The banking sector has a very close relationship with the economy in terms of the sectors' growth. A robust economy would imply robust credit growth and the banking sector stands to be a direct beneficiary. With a government change likely in India in May 2014, the party slated to come to power promises significant economic reforms. The Indian equity markets are already discounting the positive with the market at record high levels. Individual stocks, however, still hold immense potential, and this article discusses why HDFC Bank (HDB) can be a catalyst for the portfolio.
About HDFC Bank
HDFC Bank (HDB) is the second largest private sector bank in India and can potentially become the largest private sector bank by overtaking ICICI Bank (IBN) relatively soon. As of Sept. 30, 2013, the company operated a network of 3,251 branches and 11,177 ATMs in 2,022 cities/towns. For the year ended March 2013, HDFC Bank had a total asset size of $71 billion with one of the best asset qualities (net NPA of 0.2%). Further, the bank had a net interest margin of 4.47% for the same period.

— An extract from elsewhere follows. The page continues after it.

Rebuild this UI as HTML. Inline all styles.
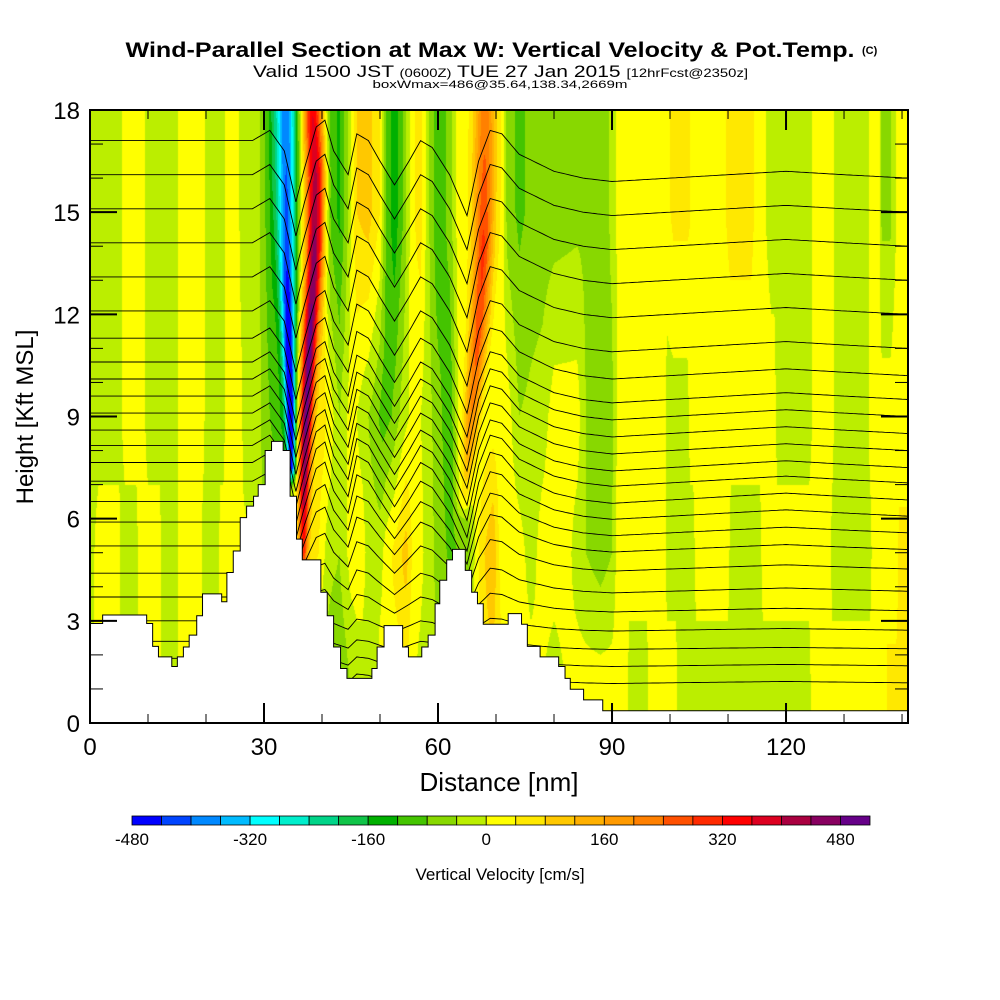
<!DOCTYPE html>
<html><head><meta charset="utf-8"><style>
html,body{margin:0;padding:0;background:#fff;width:1000px;height:1000px;overflow:hidden}
#wrap{position:relative;width:1000px;height:1000px}
#field{position:absolute;left:90px;top:110px}
#ov{position:absolute;left:0;top:0}
text{font-family:"Liberation Sans",Arial,sans-serif}
</style></head><body>
<div id="wrap">
<canvas id="field" width="818" height="613"></canvas>
<svg id="ov" width="1000" height="1000" xmlns="http://www.w3.org/2000/svg">
<text x="490" y="57" font-size="21" font-weight="bold" text-anchor="middle" textLength="729" lengthAdjust="spacingAndGlyphs">Wind-Parallel Section at Max W: Vertical Velocity &amp; Pot.Temp.</text>
<text x="862" y="54" font-size="11" font-weight="bold">(C)</text>
<text x="253" y="77" font-size="17" textLength="495" lengthAdjust="spacingAndGlyphs">Valid 1500 JST <tspan font-size="12">(0600Z)</tspan> TUE 27 Jan 2015 <tspan font-size="12">[12hrFcst@2350z]</tspan></text>
<text x="500" y="88" font-size="11" text-anchor="middle" textLength="255" lengthAdjust="spacingAndGlyphs">boxWmax=486@35.64,138.34,2669m</text>
<defs><clipPath id="fclip"><path id="fclipPath" d=""/></clipPath></defs>
<g id="terrain"></g>
<g id="isen" clip-path="url(#fclip)"></g>
<rect x="90" y="110" width="818" height="613" fill="none" stroke="#000" stroke-width="2"/>
<g id="ticks"></g>
<g id="cbar"></g>
<text x="499" y="791" font-size="26" text-anchor="middle">Distance [nm]</text>
<text transform="translate(33,417) rotate(-90)" font-size="24" text-anchor="middle">Height [Kft MSL]</text>
<text x="500" y="880" font-size="17" text-anchor="middle">Vertical Velocity [cm/s]</text>
</svg>
</div>
<script>
// ---- data ----
const binColors=["#0000ff","#0044ff","#0088ff","#00bbff","#00ffff","#00eecc","#00d488","#10c448","#00b000","#44c400","#88d800","#bbee00","#ffff00","#ffe800","#ffc800","#ffb000","#ff9a00","#ff8000","#ff5000","#ff2a00","#ff0000","#dd0020","#aa0040","#880060","#660088"];
const cbarTicks=[-480,-320,-160,0,160,320,480];
const xTicks=[0,30,60,90,120];
const yTicks=[0,3,6,9,12,15,18];
const terrX=[0,2.18,9.77,10.8,11.8,14.1,15.06,16.1,17.1,18.4,19.4,22.7,23.6,24.7,25.9,27.0,28.2,29.0,30.2,31.3,33.3,34.5,35.6,36.6,39.8,40.9,42.0,43.2,44.3,48.6,49.5,50.7,53.9,54.9,57.2,58.3,59.5,60.3,61.5,62.5,64.7,65.8,66.8,67.8,72.1,74.4,75.4,77.6,80.8,81.9,82.8,85.1,88.4,141.03];
const terrH=[2.92,3.17,2.92,2.25,1.94,1.66,1.94,2.23,2.58,3.15,3.79,3.56,4.42,5.05,6.03,6.37,6.66,7.0,8.0,8.27,8.0,6.66,5.4,4.79,3.84,3.15,2.23,1.6,1.31,1.6,2.23,2.86,2.23,1.94,2.23,2.58,3.5,4.19,4.79,5.1,4.48,3.84,3.5,2.9,3.21,2.9,2.25,1.94,1.66,1.31,0.99,0.68,0.36];
const rowH=[1,5,9,15];
const row1X=[0,1.5,5,5.5,8,8.5,12,12.5,15,15.5,19,19.5,22,22.5,26,36,42,44,46,49,50,53,54,55,57,59,66,68,70,72,76,80,84,88,92.5,93,96,96.5,101,101.5,121,124,124.5,137,137.5,141];
const row1W=[-20,20,20,-20,-20,20,20,-20,-20,20,20,-20,-20,20,20,20,-80,-60,-20,-20,20,20,40,20,-20,-40,20,60,60,20,20,-20,20,20,20,-20,-20,20,20,-20,-20,-20,20,20,50,50];
const row5X=[0,1.5,5,5.5,8,8.5,12,12.5,15,15.5,19,19.5,22,22.5,26,30,36.5,37,39.5,41,43,45,47,48,50,51,53,54.5,55.5,57,58,60,62,65,66,67,68,69.5,70.5,72,74,76,78,82,84,85.5,88,90,91,99,99.5,104,104.5,110,110.5,115.5,116,127.5,128,134.5,135,139,139.5,141];
const row5W=[-20,20,20,-20,-20,20,20,-20,-20,20,20,-20,-20,20,20,-40,0,60,40,-20,-40,20,20,-20,-20,20,60,100,40,20,-20,-50,-90,-70,-20,40,80,120,40,20,20,-20,20,20,-20,-40,-60,-40,20,20,-20,-20,20,20,-20,-20,20,20,-20,-20,20,20,50,50];
const row9X=[0,5,6,9,10,15,15.5,19.5,20,23,23.5,26,26.5,29,30,33,35,36.5,40,41.5,43,45,47,49,50.5,52,54,56,58,60,62,63.5,71,72,74,78,80,84,86,90,91,99,99.5,103,103.5,107,107.5,118,118.5,124,125,128,128.5,134,134.5,141];
const row9W=[-20,-20,20,20,-20,-20,20,20,-20,-20,20,20,-20,-20,-60,-120,-60,0,60,20,-40,20,-20,-60,-100,-80,-20,20,-20,-60,-120,0,20,20,-40,-20,20,20,-60,-50,10,20,-20,-20,20,20,20,20,-20,-20,20,20,-20,-20,20,20];
const row15X=[0,5,6,9,10,15,15.5,19.5,20,23,23.5,25.5,26,29,30.5,31.5,33,35,36.5,40,41.5,43,44.5,46,48,50,51,52.5,54,55.5,57,58.5,60,62,63.5,71,72,74,76,80,85,88,90,91,95,99,100.6,103,104.5,108,110.4,114,115.5,117.5,124,125,128,128.5,134,134.5,136,136.5,138,138.5,139.5,141];
const row15W=[-20,-20,20,20,-20,-20,20,20,-20,-20,20,20,-20,-30,-90,-130,-100,-50,0,50,-100,-130,-40,80,100,40,-80,-150,-80,30,60,-40,-120,-60,20,20,-60,-90,-70,-60,-50,-70,-30,10,20,20,50,50,20,20,50,50,20,-20,-20,20,20,-20,-20,20,20,-50,-50,-20,20,20];
// updraft / downdraft plumes
const blueH=[7.5,9,11,14,18], blueX=[34.7,34.6,34.3,34.0,33.9], blueA=[-420,-480,-440,-340,-310], blueS=[0.5,0.6,0.75,1.05,1.3];
const redH=[4.8,7,9,11,13.5,16,18], redX=[36.6,36.9,37.3,37.8,38.6,38.8,38.3], redA=[250,420,480,480,430,380,330], redS=[0.6,0.7,0.8,0.9,1.0,1.1,1.1];
const orH=[6.5,8,10,12,14,16,18], orX=[64.5,65.3,66.3,67.2,67.8,68.0,68.1], orA=[80,160,220,260,270,230,200], orS=[0.8,0.9,1.0,1.1,1.2,1.3,1.3];
// potential temperature isentropes
const thetaH=[17.1,16.1,15.1,14.1,13.1,12.1,11.3,10.6,10.1,9.6,9.1,8.6,8.15,7.65,7.1,6.5,5.9,5.2,4.4,3.7,3.0,2.4,1.9,1.4];
const dispX=[0,28,31,33.5,35.5,37,39,40.5,42,44.5,46,48,50,52.5,55,57,59,62,65,67,69,71,74,80,85,90,100,110,120,130,141.03];
const dispK=[0,0,0.3,-0.3,-1.8,-0.8,0.4,0.6,-0.3,-1.0,0.2,0,-0.6,-1.3,-0.6,0,-0.2,-1.0,-2.2,-0.6,0.3,0.2,-0.4,-0.9,-1.1,-1.2,-1.1,-1.0,-0.9,-1.0,-1.1];

// ---- scales ----
const X0=90,X1=908,Y0=110,Y1=723,XMAX=141.03,HMAX=18;
const sx=v=>X0+v/XMAX*(X1-X0);
const sy=v=>Y1-v/HMAX*(Y1-Y0);
function interp(xs,ys,x){if(x<=xs[0])return ys[0];const n=xs.length;if(x>=xs[n-1])return ys[n-1];
 for(let i=1;i<n;i++){if(x<=xs[i]){const t=(x-xs[i-1])/(xs[i]-xs[i-1]||1);return ys[i-1]+t*(ys[i]-ys[i-1]);}}return ys[n-1];}
const NS='http://www.w3.org/2000/svg';
function mk(tag,attrs,parent){const e=document.createElementNS(NS,tag);for(const k in attrs)e.setAttribute(k,attrs[k]);parent.appendChild(e);return e;}

// ---- field ----
(function(){
 const cv=document.getElementById('field'),ctx=cv.getContext('2d');
 const W=cv.width,H=cv.height,img=ctx.createImageData(W,H);
 const rgb=binColors.map(c=>[parseInt(c.slice(1,3),16),parseInt(c.slice(3,5),16),parseInt(c.slice(5,7),16)]);
 const rows=[[row1X,row1W],[row5X,row5W],[row9X,row9W],[row15X,row15W]];
 const colVals=[];
 for(let px=0;px<W;px++){const x=(px+0.5)/W*XMAX;colVals.push(rows.map(r=>interp(r[0],r[1],x)));}
 const jets=[[blueH,blueX,blueA,blueS],[redH,redX,redA,redS],[orH,orX,orA,orS]];
 for(let py=0;py<H;py++){
  const h=HMAX-(py+0.5)/H*HMAX;
  let li=0;while(li<rowH.length-2&&h>rowH[li+1])li++;
  let t=(h-rowH[li])/(rowH[li+1]-rowH[li]);t=Math.max(0,Math.min(1,t));
  const jp=jets.map(j=>{let a=interp(j[0],j[2],h);if(h<j[0][0])a*=Math.max(0,1-(j[0][0]-h)/0.6);return [interp(j[0],j[1],h),a,interp(j[0],j[3],h)];});
  for(let px=0;px<W;px++){
   const x=(px+0.5)/W*XMAX,cvv=colVals[px];
   let w=cvv[li]+(cvv[li+1]-cvv[li])*t;
   for(const q of jp){const d=(x-q[0])/q[2];if(d*d<30)w+=q[1]*Math.exp(-0.5*d*d);}
   let b=Math.floor((w+480)/40);b=Math.max(0,Math.min(24,b));
   const c=rgb[b],k=(py*W+px)*4;img.data[k]=c[0];img.data[k+1]=c[1];img.data[k+2]=c[2];img.data[k+3]=255;
  }
 }
 ctx.putImageData(img,0,0);
})();

// ---- terrain & clip ----
(function(){
 let d=`M${sx(0)},${sy(0)}`;
 for(let i=0;i<terrH.length;i++){d+=` L${sx(terrX[i])},${sy(terrH[i])} L${sx(terrX[i+1])},${sy(terrH[i])}`;}
 d+=` L${sx(XMAX)},${sy(0)} Z`;
 const p=mk('path',{d:d,fill:'#fff',stroke:'#000','stroke-width':1},document.getElementById('terrain'));
 
 
 let c=`M${sx(0)},${sy(HMAX)} L${sx(XMAX)},${sy(HMAX)}`;
 for(let i=terrH.length-1;i>=0;i--){c+=` L${sx(terrX[i+1])},${sy(terrH[i])} L${sx(terrX[i])},${sy(terrH[i])}`;}
 c+=' Z';
 document.getElementById('fclipPath').setAttribute('d',c);
})();

// ---- isentropes ----
(function(){
 const g=document.getElementById('isen');
 thetaH.forEach((h0,i)=>{
  const gf=Math.max(0.2,Math.min(1,(h0-1.5)/6));
  let d='';
  for(let x=0;x<=XMAX+0.01;x+=0.5){
   const h=h0+interp(dispX,dispK,x)*gf;
   d+=(d?' L':'M')+sx(x).toFixed(1)+','+sy(h).toFixed(1);
  }
  const p=mk('path',{d:d,fill:'none',stroke:'#000','stroke-width':0.9},g);
  
  
 });
})();

// ---- ticks & labels ----
(function(){
 const g=document.getElementById('ticks');
 for(let v=0;v<=18;v++){const L=(v%3===0)?27:13,y=sy(v);
  mk('line',{x1:X0,y1:y,x2:X0+L,y2:y,stroke:'#000','stroke-width':(v%3===0)?2:1},g);
  mk('line',{x1:X1,y1:y,x2:X1-L,y2:y,stroke:'#000','stroke-width':(v%3===0)?2:1},g);}
 for(let v=0;v<=140;v+=10){const L=(v%30===0)?20:9,x=sx(v);
  mk('line',{x1:x,y1:Y1,x2:x,y2:Y1-L,stroke:'#000','stroke-width':(v%30===0)?2:1},g);
  mk('line',{x1:x,y1:Y0,x2:x,y2:Y0+L,stroke:'#000','stroke-width':(v%30===0)?2:1},g);}
 yTicks.forEach(v=>{const t=mk('text',{x:80,y:sy(v)+9,'font-size':24,'text-anchor':'end'},g);t.textContent=v;
  
  });
 xTicks.forEach(v=>{const t=mk('text',{x:sx(v),y:755,'font-size':24,'text-anchor':'middle'},g);t.textContent=v;
  
  });
})();

// ---- colorbar ----
(function(){
 const g=document.getElementById('cbar'),cx0=132,cx1=870,bw=(cx1-cx0)/binColors.length;
 binColors.forEach((c,i)=>{const r=mk('rect',{x:cx0+i*bw,y:816,width:bw,height:9,fill:c,stroke:'#000','stroke-width':0.8},g);
  
  });
 cbarTicks.forEach(v=>{const i=(v+480)/40;const t=mk('text',{x:cx0+i*bw,y:845,'font-size':17,'text-anchor':'middle'},g);t.textContent=v;
  
  });
})();
</script>
</body></html>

On Indian Financial Services Penetration
Before discussing the positives related to HDFC Bank, I would like to provide some numbers related to the penetration of the financial services industry in India. These numbers will underscore the point that there is immense scope of growth for the Indian banking sector and HDFC Bank is well positioned to capitalize on the growth (being the second largest player in the Indian banking industry).

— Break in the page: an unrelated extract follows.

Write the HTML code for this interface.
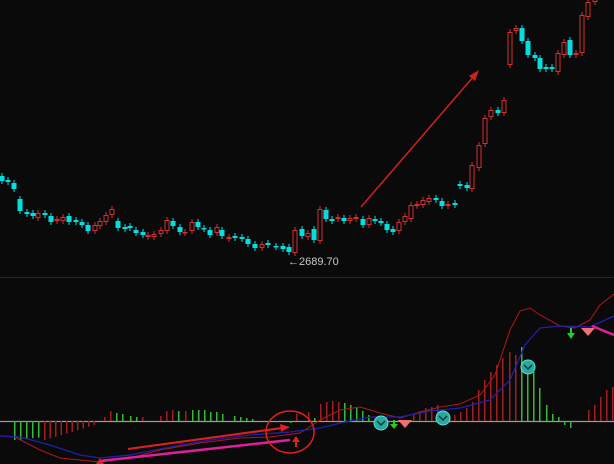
<!DOCTYPE html>
<html><head><meta charset="utf-8"><style>
html,body{margin:0;padding:0;background:#0a0a0a;width:614px;height:464px;overflow:hidden}
svg{display:block}
</style></head><body>
<svg id="s" width="614" height="464" xmlns="http://www.w3.org/2000/svg">
<rect width="614" height="464" fill="#0a0a0a"/>
<line x1="0" y1="277.5" x2="614" y2="277.5" stroke="#5a1010" stroke-width="1"/>
<line x1="0" y1="421.5" x2="614" y2="421.5" stroke="#9a9a9a" stroke-width="1.2"/>
<g id="c"></g>
<g id="h"></g>
<line x1="361" y1="207" x2="474" y2="76" stroke="#d02020" stroke-width="1.5"/>
<polygon points="479,70 469,76 475,81" fill="#d02020"/>
<text x="288" y="265" fill="#c8c8c8" font-family="Liberation Sans, sans-serif" font-size="11">←2689.70</text>
<polyline fill="none" stroke="#b01818" stroke-width="1" points="0,436 15,437 40,450 60,458 80,460 100,462 130,458 160,450 200,443 240,438 270,437 300,433 320,420 340,410 360,407 380,413 400,418 420,412 440,407 460,404 480,395 495,375 510,330 520,311 530,308 540,315 560,326 575,328 590,320 600,305 614,294"/>
<polyline fill="none" stroke="#2020b0" stroke-width="1.3" points="0,436 20,437 50,445 80,455 100,458 130,455 170,447 210,440 250,435 290,432 320,428 345,422 370,417 400,417 430,411 460,408 490,400 510,380 525,345 540,328 560,326 590,327 614,316"/>
<polyline fill="none" stroke="#e0209a" stroke-width="2.5" points="100,461 200,450 290,440"/>
<polyline fill="none" stroke="#e0209a" stroke-width="2.5" points="592,326 614,335"/>
<line x1="128" y1="449" x2="282" y2="428" stroke="#e02020" stroke-width="2"/>
<polygon points="290,427 280,424 281,432" fill="#e02020"/>
<ellipse cx="290" cy="432" rx="24" ry="21" fill="none" stroke="#e02020" stroke-width="1.5"/>
<line x1="296" y1="447" x2="296" y2="440" stroke="#e02020" stroke-width="2"/>
<polygon points="296,436 292,442 300,442" fill="#e02020"/>
<polygon points="100,458 96,464 104,464" fill="#e02020"/>
<g fill="#2aa8a0" stroke="#5fe0d8"><circle cx="381" cy="423" r="7"/><circle cx="443" cy="418" r="7"/><circle cx="528" cy="367" r="7"/></g>
<g stroke="#0a3a38" stroke-width="1.5" fill="none"><polyline points="377,421 381,425 385,421"/><polyline points="439,416 443,420 447,416"/><polyline points="524,365 528,369 532,365"/></g>
<g fill="#f07070"><polygon points="398,420 412,420 405,428"/><polygon points="581,328 595,328 588,336"/></g>
<g fill="#20d020"><rect x="393" y="420" width="2" height="5"/><polygon points="390,424 398,424 394,429"/><rect x="570" y="328" width="2" height="6"/><polygon points="567,333 575,333 571,339"/></g>
</svg>
<script>
var C=[[2,'c',176,181],[8,'c',180,182],[14,'c',183,189],[20,'c',199,211],[27,'c',212,214],[33,'c',213,216],[38,'r',213,218],[45,'c',213,215],[51,'c',216,222],[57,'r',219,221],[63,'r',217,221],[69,'c',216,222],[76,'c',220,222],[82,'c',222,225],[88,'c',225,231],[95,'r',225,231],[100,'r',221,226],[106,'r',215,222],[112,'r',209,215],[118,'c',221,228],[125,'c',227,229],[130,'c',226,228],[136,'c',230,233],[143,'c',232,235],[148,'r',235,237],[154,'r',234,237],[161,'r',230,234],[167,'r',220,231],[173,'c',221,226],[180,'c',227,232],[185,'r',232,233],[192,'r',222,231],[198,'c',222,227],[204,'c',228,229],[210,'c',230,235],[217,'r',227,233],[222,'c',230,236],[229,'r',237,239],[235,'c',236,238],[242,'c',237,239],[248,'c',239,244],[255,'c',244,248],[262,'r',244,248],[268,'c',243,245],[276,'c',246,247],[283,'c',246,249],[289,'c',247,252],[295,'r',230,253],[302,'c',229,236],[308,'r',233,237],[314,'c',229,240],[320,'r',209,241],[326,'c',210,219],[332,'c',219,221],[338,'r',217,219],[344,'c',218,221],[350,'r',218,221],[356,'r',217,219],[363,'c',219,225],[369,'r',218,225],[375,'c',219,221],[381,'c',221,223],[387,'c',224,230],[393,'c',229,232],[399,'r',222,231],[405,'r',216,222],[411,'r',205,219],[417,'r',204,206],[423,'r',200,205],[429,'r',198,202],[436,'c',198,200],[442,'c',201,206],[448,'r',204,206],[455,'c',203,205],[460,'c',184,186],[467,'c',185,188],[472,'r',165,189],[479,'r',145,168],[485,'r',118,144],[491,'r',110,117],[498,'c',110,113],[504,'r',100,113],[510,'r',32,65],[516,'r',28,31],[522,'c',28,41],[528,'c',41,55],[535,'c',55,58],[540,'c',58,69],[546,'c',67,69],[552,'c',67,69],[558,'r',53,72],[564,'r',42,55],[570,'c',40,55],[576,'r',53,55],[582,'r',15,53],[588,'r',2,17],[595,'r',-1,2]];
var s='';
C.forEach(function(d){var x=d[0],t=d[2],b=d[3],h=b-t;var col=d[1]=='c'?'#00e0e0':'#d03030';
s+='<line x1="'+(x)+'" y1="'+(t-3)+'" x2="'+x+'" y2="'+(b+3)+'" stroke="'+col+'" stroke-width="1"/>';
if(d[1]=='c')s+='<rect x="'+(x-2.5)+'" y="'+t+'" width="5" height="'+Math.max(h,1.5)+'" fill="'+col+'"/>';
else s+='<rect x="'+(x-2)+'" y="'+(t+0.5)+'" width="4" height="'+Math.max(h-1,0.5)+'" fill="#0a0a0a" stroke="'+col+'" stroke-width="1"/>';});
document.getElementById('c').innerHTML=s;
var H=[];var Z=421;
function add(x,y,c){H.push([x,y,c]);}
for(var x=14;x<=38;x+=6)add(x,440-(x-14)*0.1,'g');
for(var x=44;x<=94;x+=5.5)add(x,440-(x-44)*0.3,'r');
var sm=[[104,417,'r'],[110,411,'r'],[116,413,'g'],[122,414,'g'],[130,416,'g'],[136,417,'g'],[142,417,'r'],[160,416,'r'],[166,411,'r'],[172,410,'r'],[178,411,'g'],[185,411,'r'],[192,410,'g'],[198,410,'g'],[204,410,'g'],[210,412,'g'],[216,412,'g'],[222,414,'g'],[234,416,'g'],[240,417,'g'],[246,418,'g'],[252,419,'g'],[290,423,'g'],[296,414,'r'],[308,412,'r'],[314,418,'g']];
sm.forEach(function(d){add(d[0],d[1],d[2]);});
[[320,404],[326,402],[332,401],[338,402]].forEach(function(d){add(d[0],d[1],'r');});
[[344,403],[350,405],[356,408],[362,411],[368,415]].forEach(function(d){add(d[0],d[1],'g');});
[[413,414],[419,411],[425,408],[431,407],[437,405],[449,416]].forEach(function(d){add(d[0],d[1],'r');});
[[454,415],[460,412],[466,408],[472,402],[478,390],[484,380],[490,372],[496,365],[502,358],[509,352],[515,355]].forEach(function(d){add(d[0],d[1],'r');});
[[521,347],[527,360],[533,372],[539,388],[546,405],[552,414],[558,417],[564,425],[570,428]].forEach(function(d){add(d[0],d[1],'g');});
[[588,410],[594,405],[600,397],[606,390],[612,387]].forEach(function(d){add(d[0],d[1],'r');});
var hs='';H.forEach(function(d){var y1=Math.min(d[1],Z),y2=Math.max(d[1],Z);hs+='<rect x="'+d[0]+'" y="'+y1+'" width="1.5" height="'+(y2-y1)+'" fill="'+(d[2]=='g'?'#38b838':'#a02020')+'"/>';});
document.getElementById('h').innerHTML=hs;
</script>
</body></html>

According to the Reserve Bank of India, 57% of the population has a savings bank account, 10% and 0.6% of the population have life and non-life insurance, respectively. Further, only 13% of the population holds a debit card, and 2% have credit cards. To top all these statistics, the consumer debt to GDP for India is just 8.5%.
With an improving economy, rising income levels, rising standards of living and increasing awareness of financial products, the upside growth potential for the banking sector is huge.
On Interest Rates In India
Another factor, which is important to discuss before discussing the fundamentals of HDFC Bank, is the prevailing interest rates in India. This is important to discuss because higher interest rates have resulted in relatively depressed banking sector stock performance.
However, I do believe that the interest rates have peaked out in India with the repo rate at 8% and reverse repo rate at 7%. With the government likely to change in May 2014, new economic reforms should help curb inflation. Investors can therefore expect that interest rates trend down from current levels on the foreseeable future. This will be positive for the banking stocks.
HDFC Bank’s Growth Strategy
HDFC Bank had an aggressive growth strategy in the last few years (revenue CAGR of 32% from 2003 to 2013) and that has been associated with high asset quality (NPA of 0.2%) and a superior net interest margin. I believe that the company’s growth will sustain in the medium to long-term judging by the growth strategy the company follows.
HDFC Bank’s primary emphasis is on retail banking, and the bank has made significant inroads in the Indian rural sector. This gives HDFC Bank an edge over its peers and gives the bank the necessary growth momentum with huge under-penetration in the Indian rural banking sector.
To back my point with numbers, the company's rural and semi-urban branches have increased to 53% of the total number of branches in March 2013 compared to 34% in March 2010. Given the penetration numbers discussed above, the potential for growth is still immense and HDFC should continue to grow at a robust pace.
High CASA Ratio Supports Growth
Another key differentiating factor for HDFC Bank as compared to its closest peer, ICICI Bank is the net interest margin the bank generates. HDFC Bank has a net interest margin of 4.6% as compared to 3.2% for ICICI Bank. The higher net interest margin is due to a higher CASA ratio.
HDFC Bank had a CASA ratio of 47.4% for the year ended March 2013 compared to 41.9% for ICICI Bank. The CASA ratio indicates a higher portion of bank deposits coming from current and savings account, which means that the bank is getting money at a lower cost. As HDFC Bank continues to penetrate in the semi-urban and rural areas, the CASA ratio will remain strong and give the bank an edge over its peers.
HDFC Bank is among the strongest private sector banks in India. The bank has shown immense strength in the credit crisis and the bank's low NPA makes it a safe deposit haven for the retail population.
The bank's key metrics are strong and HDFC is well placed financially to grow at a robust pace as the Indian economy recovers. Political change and lower inflation will add to the growth momentum for HDFC Bank. Investors can consider exposure to the Indian banking giant with a one- to two-year time horizon for robust returns.